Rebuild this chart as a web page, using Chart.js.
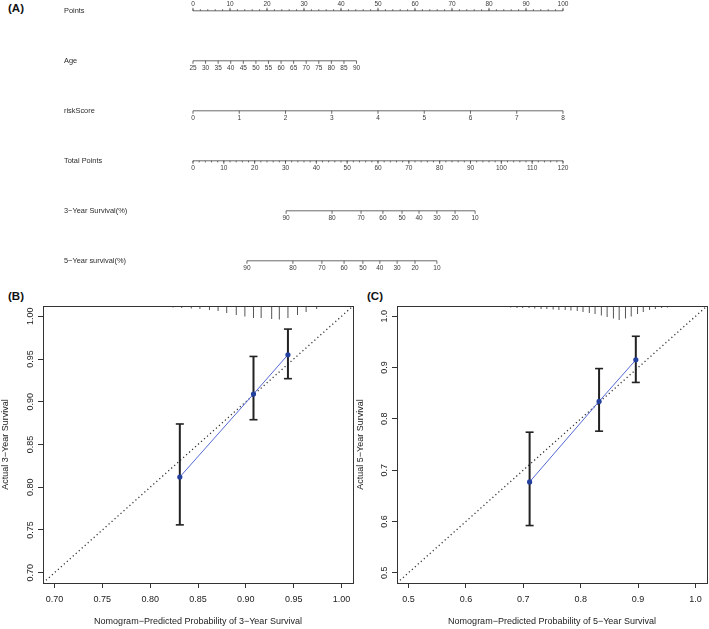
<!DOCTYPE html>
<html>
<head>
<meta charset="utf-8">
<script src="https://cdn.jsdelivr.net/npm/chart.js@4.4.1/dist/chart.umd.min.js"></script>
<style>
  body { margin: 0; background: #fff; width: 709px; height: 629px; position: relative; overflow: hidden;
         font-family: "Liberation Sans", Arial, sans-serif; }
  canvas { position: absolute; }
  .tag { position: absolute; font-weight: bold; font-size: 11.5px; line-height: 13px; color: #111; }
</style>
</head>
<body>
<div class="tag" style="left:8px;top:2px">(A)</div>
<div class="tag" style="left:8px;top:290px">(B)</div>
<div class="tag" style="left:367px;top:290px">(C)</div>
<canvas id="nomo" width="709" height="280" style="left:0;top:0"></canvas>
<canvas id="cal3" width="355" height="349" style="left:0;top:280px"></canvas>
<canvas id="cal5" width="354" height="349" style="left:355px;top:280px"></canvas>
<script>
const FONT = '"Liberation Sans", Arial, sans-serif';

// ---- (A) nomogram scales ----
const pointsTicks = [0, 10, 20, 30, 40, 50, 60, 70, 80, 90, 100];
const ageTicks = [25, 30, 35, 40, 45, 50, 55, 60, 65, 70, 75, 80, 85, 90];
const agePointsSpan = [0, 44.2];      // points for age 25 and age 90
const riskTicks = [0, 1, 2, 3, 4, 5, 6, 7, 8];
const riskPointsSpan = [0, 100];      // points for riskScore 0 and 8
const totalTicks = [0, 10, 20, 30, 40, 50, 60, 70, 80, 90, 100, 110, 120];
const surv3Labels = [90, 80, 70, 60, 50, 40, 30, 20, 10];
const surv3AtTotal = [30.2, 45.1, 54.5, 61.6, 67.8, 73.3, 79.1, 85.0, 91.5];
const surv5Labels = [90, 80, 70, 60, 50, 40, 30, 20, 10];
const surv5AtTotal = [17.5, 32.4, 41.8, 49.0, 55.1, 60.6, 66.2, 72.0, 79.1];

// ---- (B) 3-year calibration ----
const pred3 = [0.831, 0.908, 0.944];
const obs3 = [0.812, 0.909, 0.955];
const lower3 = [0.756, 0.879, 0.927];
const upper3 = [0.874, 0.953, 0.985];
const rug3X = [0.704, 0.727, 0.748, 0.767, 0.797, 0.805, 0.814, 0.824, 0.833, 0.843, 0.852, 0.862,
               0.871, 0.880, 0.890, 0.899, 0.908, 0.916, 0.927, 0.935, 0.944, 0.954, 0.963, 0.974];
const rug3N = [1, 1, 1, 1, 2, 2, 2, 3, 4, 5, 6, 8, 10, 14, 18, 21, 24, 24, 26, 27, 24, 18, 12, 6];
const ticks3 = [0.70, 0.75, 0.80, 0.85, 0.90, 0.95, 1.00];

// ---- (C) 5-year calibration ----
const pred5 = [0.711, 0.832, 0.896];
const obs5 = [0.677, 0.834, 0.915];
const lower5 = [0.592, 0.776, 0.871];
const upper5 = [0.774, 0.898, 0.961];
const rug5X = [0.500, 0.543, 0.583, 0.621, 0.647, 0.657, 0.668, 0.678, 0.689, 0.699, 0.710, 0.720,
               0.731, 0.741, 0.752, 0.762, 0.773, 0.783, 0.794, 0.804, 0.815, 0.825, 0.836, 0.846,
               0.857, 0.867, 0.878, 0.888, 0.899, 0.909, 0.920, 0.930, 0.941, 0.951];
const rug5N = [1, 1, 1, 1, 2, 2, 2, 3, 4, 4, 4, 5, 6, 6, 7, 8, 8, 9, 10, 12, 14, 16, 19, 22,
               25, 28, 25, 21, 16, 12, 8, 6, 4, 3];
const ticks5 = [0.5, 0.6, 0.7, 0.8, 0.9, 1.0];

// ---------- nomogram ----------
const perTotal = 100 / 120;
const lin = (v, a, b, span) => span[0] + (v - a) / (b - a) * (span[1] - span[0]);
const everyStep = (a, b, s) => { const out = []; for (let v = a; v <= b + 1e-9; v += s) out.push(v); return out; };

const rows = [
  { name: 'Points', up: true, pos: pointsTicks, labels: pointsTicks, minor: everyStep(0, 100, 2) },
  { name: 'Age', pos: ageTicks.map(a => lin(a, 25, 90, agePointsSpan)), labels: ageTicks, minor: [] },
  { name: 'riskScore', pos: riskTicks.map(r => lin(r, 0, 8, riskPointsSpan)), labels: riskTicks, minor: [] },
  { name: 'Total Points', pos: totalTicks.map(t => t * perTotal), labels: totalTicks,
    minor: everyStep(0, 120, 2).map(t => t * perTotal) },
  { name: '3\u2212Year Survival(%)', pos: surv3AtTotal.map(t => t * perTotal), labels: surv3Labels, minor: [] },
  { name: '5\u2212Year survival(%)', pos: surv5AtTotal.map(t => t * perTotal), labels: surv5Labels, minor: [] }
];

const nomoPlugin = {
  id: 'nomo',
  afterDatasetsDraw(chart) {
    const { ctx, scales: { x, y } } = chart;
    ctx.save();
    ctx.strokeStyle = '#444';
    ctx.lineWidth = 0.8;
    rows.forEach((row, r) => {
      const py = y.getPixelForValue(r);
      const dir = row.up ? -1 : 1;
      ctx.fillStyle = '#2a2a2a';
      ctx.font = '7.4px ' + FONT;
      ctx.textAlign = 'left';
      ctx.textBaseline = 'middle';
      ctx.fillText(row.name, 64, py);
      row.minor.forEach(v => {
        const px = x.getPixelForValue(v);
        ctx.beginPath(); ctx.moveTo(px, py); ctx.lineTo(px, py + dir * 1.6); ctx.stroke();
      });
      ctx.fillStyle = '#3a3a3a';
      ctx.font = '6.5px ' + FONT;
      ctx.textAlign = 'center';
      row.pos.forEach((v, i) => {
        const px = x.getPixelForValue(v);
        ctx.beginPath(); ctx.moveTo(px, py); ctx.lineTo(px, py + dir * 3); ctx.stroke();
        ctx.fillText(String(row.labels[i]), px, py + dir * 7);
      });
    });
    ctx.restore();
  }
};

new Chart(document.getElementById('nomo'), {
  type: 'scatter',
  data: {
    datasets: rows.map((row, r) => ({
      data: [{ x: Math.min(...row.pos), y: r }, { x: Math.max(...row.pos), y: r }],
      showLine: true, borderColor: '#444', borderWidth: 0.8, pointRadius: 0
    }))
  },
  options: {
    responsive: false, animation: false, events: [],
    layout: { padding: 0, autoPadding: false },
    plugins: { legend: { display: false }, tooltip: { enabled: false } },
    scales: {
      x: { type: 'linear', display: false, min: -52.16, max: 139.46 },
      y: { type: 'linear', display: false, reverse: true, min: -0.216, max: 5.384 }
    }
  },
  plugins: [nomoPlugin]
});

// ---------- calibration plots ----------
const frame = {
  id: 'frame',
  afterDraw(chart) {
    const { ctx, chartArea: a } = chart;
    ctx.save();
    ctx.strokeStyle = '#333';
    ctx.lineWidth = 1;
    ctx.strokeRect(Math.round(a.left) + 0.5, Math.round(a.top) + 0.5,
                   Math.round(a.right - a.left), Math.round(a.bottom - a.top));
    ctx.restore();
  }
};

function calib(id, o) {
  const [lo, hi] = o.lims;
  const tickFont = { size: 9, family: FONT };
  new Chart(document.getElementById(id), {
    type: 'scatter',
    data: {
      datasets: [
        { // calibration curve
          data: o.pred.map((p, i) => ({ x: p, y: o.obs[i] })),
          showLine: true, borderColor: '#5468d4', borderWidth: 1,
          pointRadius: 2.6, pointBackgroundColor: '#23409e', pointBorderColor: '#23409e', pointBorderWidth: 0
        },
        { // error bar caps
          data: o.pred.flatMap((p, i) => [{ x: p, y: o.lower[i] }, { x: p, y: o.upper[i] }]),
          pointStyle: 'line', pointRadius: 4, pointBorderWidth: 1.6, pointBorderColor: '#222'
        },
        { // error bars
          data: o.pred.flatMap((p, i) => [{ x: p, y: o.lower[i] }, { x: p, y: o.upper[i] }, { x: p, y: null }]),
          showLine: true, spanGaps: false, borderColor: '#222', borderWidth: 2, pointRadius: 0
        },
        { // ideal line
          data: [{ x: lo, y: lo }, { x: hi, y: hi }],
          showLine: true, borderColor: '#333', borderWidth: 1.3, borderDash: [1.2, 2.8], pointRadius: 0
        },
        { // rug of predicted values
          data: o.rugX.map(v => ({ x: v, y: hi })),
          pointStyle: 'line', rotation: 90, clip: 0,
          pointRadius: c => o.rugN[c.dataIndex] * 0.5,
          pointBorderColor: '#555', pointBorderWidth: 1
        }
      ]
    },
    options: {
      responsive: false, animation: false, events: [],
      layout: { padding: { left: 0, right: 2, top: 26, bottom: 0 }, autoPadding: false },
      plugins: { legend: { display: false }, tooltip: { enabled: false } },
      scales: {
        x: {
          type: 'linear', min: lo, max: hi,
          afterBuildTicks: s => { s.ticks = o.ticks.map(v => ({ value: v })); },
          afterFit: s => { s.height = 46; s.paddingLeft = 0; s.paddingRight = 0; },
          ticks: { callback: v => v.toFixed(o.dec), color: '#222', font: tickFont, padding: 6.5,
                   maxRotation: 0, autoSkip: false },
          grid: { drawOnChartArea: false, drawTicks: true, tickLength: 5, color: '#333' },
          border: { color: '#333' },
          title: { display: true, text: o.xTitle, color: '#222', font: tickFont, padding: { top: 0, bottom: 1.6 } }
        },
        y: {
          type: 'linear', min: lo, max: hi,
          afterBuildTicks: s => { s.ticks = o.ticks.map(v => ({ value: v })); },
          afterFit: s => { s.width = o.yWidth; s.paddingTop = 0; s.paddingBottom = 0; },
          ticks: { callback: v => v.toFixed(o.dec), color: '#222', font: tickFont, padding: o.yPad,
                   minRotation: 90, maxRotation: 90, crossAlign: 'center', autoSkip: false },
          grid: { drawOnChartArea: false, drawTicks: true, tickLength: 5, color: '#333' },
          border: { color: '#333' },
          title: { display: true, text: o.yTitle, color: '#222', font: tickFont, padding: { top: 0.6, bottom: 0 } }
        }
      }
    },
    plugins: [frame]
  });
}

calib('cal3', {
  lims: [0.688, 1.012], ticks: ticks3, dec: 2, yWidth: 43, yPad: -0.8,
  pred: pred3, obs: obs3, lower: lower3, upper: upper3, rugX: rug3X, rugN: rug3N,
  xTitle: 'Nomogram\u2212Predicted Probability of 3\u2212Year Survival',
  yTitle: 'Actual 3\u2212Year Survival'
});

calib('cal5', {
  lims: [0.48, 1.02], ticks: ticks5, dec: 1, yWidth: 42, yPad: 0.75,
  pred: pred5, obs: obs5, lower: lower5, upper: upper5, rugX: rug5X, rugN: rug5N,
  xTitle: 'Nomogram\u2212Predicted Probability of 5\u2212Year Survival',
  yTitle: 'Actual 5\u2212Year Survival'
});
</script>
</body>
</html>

+ + +

**PROBLEM DETAILS**
From the opening line of the listing above through the line bearing "66.2, 72.0, 79.1];", repeat each line exactly. Drop every picture.

**RESPONSE TO THIS EXERCISE**
Rebuild this chart as a web page, using Chart.js.
<!DOCTYPE html>
<html>
<head>
<meta charset="utf-8">
<script src="https://cdn.jsdelivr.net/npm/chart.js@4.4.1/dist/chart.umd.min.js"></script>
<style>
  body { margin: 0; background: #fff; width: 709px; height: 629px; position: relative; overflow: hidden;
         font-family: "Liberation Sans", Arial, sans-serif; }
  canvas { position: absolute; }
  .tag { position: absolute; font-weight: bold; font-size: 11.5px; line-height: 13px; color: #111; }
</style>
</head>
<body>
<div class="tag" style="left:8px;top:2px">(A)</div>
<div class="tag" style="left:8px;top:290px">(B)</div>
<div class="tag" style="left:367px;top:290px">(C)</div>
<canvas id="nomo" width="709" height="280" style="left:0;top:0"></canvas>
<canvas id="cal3" width="355" height="349" style="left:0;top:280px"></canvas>
<canvas id="cal5" width="354" height="349" style="left:355px;top:280px"></canvas>
<script>
const FONT = '"Liberation Sans", Arial, sans-serif';

// ---- (A) nomogram scales ----
const pointsTicks = [0, 10, 20, 30, 40, 50, 60, 70, 80, 90, 100];
const ageTicks = [25, 30, 35, 40, 45, 50, 55, 60, 65, 70, 75, 80, 85, 90];
const agePointsSpan = [0, 44.2];      // points for age 25 and age 90
const riskTicks = [0, 1, 2, 3, 4, 5, 6, 7, 8];
const riskPointsSpan = [0, 100];      // points for riskScore 0 and 8
const totalTicks = [0, 10, 20, 30, 40, 50, 60, 70, 80, 90, 100, 110, 120];
const surv3Labels = [90, 80, 70, 60, 50, 40, 30, 20, 10];
const surv3AtTotal = [30.2, 45.1, 54.5, 61.6, 67.8, 73.3, 79.1, 85.0, 91.5];
const surv5Labels = [90, 80, 70, 60, 50, 40, 30, 20, 10];
const surv5AtTotal = [17.5, 32.4, 41.8, 49.0, 55.1, 60.6, 66.2, 72.0, 79.1];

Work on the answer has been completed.